La circolare conclude precisando che: “Nel caso in cui il diritto reale di superficie sia concesso senza un precedente acquisto a titolo oneroso, la plusvalenza sarà determinata individuando il “prezzo di acquisto” originario del diritto secondo un criterio di tipo proporzionale, fondato sul rapporto tra il valore complessivo attuale del terreno agricolo o dell’area fabbricabile e il corrispettivo percepito per la costituzione del diritto di superficie, da applicare al costo originario di acquisto del terreno (cfr. Risoluzione 10 ottobre 2008, n. 379/E)”.
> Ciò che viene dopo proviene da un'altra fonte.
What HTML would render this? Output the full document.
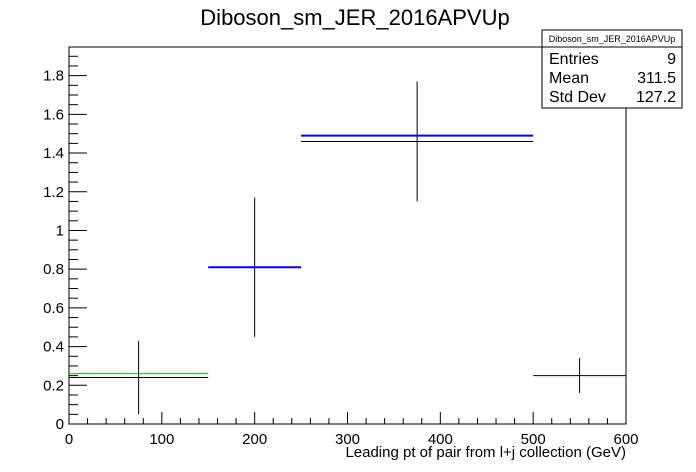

Le cessioni di diritto di superficie possono anche comportare implicazioni per le imposte indirette. Ad esempio, se un'azienda agricola concede un diritto di superficie su un terreno acquisito con l'agevolazione della Piccola Proprietà Contadina e non sono trascorsi cinque anni dall'acquisto, si verifica la decadenza dall'agevolazione, e l'azienda è tenuta a versare l'imposta di registro proporzionale del 9%.
In conclusione, il diritto di superficie solleva questioni fiscali complesse e in evoluzione, con implicazioni significative per le aziende agricole e per coloro che operano nel settore delle energie rinnovabili. La corretta interpretazione delle normative e delle sentenze giuridiche è essenziale per evitare sorprese fiscali e per gestire al meglio le opportunità offerte da questo settore in crescita.
[1] Orientamento confermato dalla Sentenza del 18 ottobre 2018, n. 26147 e dalle successive n. 2417/2021, n. 6040/2022, n. 24406/2022.